[EXERCISE DETAILS]
Give back an exact copy of the lines from the start of the material through the line bearing "(rs) at (842,210)". Include both ends and nothing else.

[SOURCE EXCERPT]
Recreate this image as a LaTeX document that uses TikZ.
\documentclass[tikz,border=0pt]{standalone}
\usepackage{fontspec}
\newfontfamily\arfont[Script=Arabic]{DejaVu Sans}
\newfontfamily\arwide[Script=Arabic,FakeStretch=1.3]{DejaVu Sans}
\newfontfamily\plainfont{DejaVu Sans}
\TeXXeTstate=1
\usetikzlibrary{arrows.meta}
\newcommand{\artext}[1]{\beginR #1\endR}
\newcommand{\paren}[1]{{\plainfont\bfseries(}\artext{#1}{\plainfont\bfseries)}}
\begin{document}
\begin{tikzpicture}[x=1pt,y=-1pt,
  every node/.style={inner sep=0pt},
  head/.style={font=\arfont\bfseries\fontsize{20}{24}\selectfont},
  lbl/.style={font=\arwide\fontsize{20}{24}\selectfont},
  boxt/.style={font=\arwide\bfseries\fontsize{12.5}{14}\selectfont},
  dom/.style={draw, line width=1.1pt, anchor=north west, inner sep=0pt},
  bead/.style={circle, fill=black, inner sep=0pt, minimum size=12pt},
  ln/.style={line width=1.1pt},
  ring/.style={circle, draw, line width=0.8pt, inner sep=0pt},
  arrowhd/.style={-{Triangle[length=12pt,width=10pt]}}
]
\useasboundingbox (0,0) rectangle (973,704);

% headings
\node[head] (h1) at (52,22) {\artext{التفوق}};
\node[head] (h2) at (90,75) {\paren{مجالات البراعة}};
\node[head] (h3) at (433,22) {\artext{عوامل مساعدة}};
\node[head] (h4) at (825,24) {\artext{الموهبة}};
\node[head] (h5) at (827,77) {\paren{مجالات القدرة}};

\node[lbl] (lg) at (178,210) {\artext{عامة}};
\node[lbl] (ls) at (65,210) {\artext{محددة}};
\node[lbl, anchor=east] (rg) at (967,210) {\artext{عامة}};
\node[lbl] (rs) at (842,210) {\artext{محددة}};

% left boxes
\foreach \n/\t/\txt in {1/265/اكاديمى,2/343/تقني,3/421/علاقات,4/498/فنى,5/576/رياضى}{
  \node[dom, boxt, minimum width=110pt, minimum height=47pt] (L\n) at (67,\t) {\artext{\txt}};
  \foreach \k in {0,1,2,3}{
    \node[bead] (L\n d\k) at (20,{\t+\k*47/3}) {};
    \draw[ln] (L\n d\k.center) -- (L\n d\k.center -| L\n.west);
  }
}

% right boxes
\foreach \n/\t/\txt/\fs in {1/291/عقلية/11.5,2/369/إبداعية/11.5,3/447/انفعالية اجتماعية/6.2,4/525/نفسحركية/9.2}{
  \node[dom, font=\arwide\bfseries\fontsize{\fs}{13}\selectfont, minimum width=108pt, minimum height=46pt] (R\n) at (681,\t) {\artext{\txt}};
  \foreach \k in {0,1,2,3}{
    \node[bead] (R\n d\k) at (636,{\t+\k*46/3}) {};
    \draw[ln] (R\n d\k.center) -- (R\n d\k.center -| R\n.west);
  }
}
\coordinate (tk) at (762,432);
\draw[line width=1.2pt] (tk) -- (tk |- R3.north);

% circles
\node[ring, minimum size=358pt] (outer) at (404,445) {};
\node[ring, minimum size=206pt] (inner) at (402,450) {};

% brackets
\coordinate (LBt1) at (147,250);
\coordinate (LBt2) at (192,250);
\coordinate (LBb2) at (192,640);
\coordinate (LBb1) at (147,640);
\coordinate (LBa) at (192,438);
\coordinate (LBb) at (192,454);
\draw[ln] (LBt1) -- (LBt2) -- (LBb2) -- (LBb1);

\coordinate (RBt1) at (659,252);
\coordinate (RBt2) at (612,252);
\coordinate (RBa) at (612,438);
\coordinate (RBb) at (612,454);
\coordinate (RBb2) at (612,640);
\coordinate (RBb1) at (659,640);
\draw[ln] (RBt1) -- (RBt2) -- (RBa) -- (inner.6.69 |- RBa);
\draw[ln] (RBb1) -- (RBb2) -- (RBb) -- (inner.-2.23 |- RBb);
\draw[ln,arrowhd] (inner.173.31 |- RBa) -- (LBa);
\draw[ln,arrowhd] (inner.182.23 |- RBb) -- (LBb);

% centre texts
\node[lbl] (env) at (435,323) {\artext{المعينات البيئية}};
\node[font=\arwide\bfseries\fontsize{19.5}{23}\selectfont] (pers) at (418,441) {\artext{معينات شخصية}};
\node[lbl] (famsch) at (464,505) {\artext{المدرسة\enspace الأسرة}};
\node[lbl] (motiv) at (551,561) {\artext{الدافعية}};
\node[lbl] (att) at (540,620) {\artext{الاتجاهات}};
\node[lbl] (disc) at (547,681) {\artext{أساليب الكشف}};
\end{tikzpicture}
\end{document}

[ANSWER IN FULL]
Recreate this image as a LaTeX document that uses TikZ.
\documentclass[tikz,border=0pt]{standalone}
\usepackage{fontspec}
\newfontfamily\arfont[Script=Arabic]{DejaVu Sans}
\newfontfamily\arwide[Script=Arabic,FakeStretch=1.3]{DejaVu Sans}
\newfontfamily\plainfont{DejaVu Sans}
\TeXXeTstate=1
\usetikzlibrary{arrows.meta}
\newcommand{\artext}[1]{\beginR #1\endR}
\newcommand{\paren}[1]{{\plainfont\bfseries(}\artext{#1}{\plainfont\bfseries)}}
\begin{document}
\begin{tikzpicture}[x=1pt,y=-1pt,
  every node/.style={inner sep=0pt},
  head/.style={font=\arfont\bfseries\fontsize{20}{24}\selectfont},
  lbl/.style={font=\arwide\fontsize{20}{24}\selectfont},
  boxt/.style={font=\arwide\bfseries\fontsize{12.5}{14}\selectfont},
  dom/.style={draw, line width=1.1pt, anchor=north west, inner sep=0pt},
  bead/.style={circle, fill=black, inner sep=0pt, minimum size=12pt},
  ln/.style={line width=1.1pt},
  ring/.style={circle, draw, line width=0.8pt, inner sep=0pt},
  arrowhd/.style={-{Triangle[length=12pt,width=10pt]}}
]
\useasboundingbox (0,0) rectangle (973,704);

% headings
\node[head] (h1) at (52,22) {\artext{التفوق}};
\node[head] (h2) at (90,75) {\paren{مجالات البراعة}};
\node[head] (h3) at (433,22) {\artext{عوامل مساعدة}};
\node[head] (h4) at (825,24) {\artext{الموهبة}};
\node[head] (h5) at (827,77) {\paren{مجالات القدرة}};

\node[lbl] (lg) at (178,210) {\artext{عامة}};
\node[lbl] (ls) at (65,210) {\artext{محددة}};
\node[lbl, anchor=east] (rg) at (967,210) {\artext{عامة}};
\node[lbl] (rs) at (842,210) {\artext{محددة}};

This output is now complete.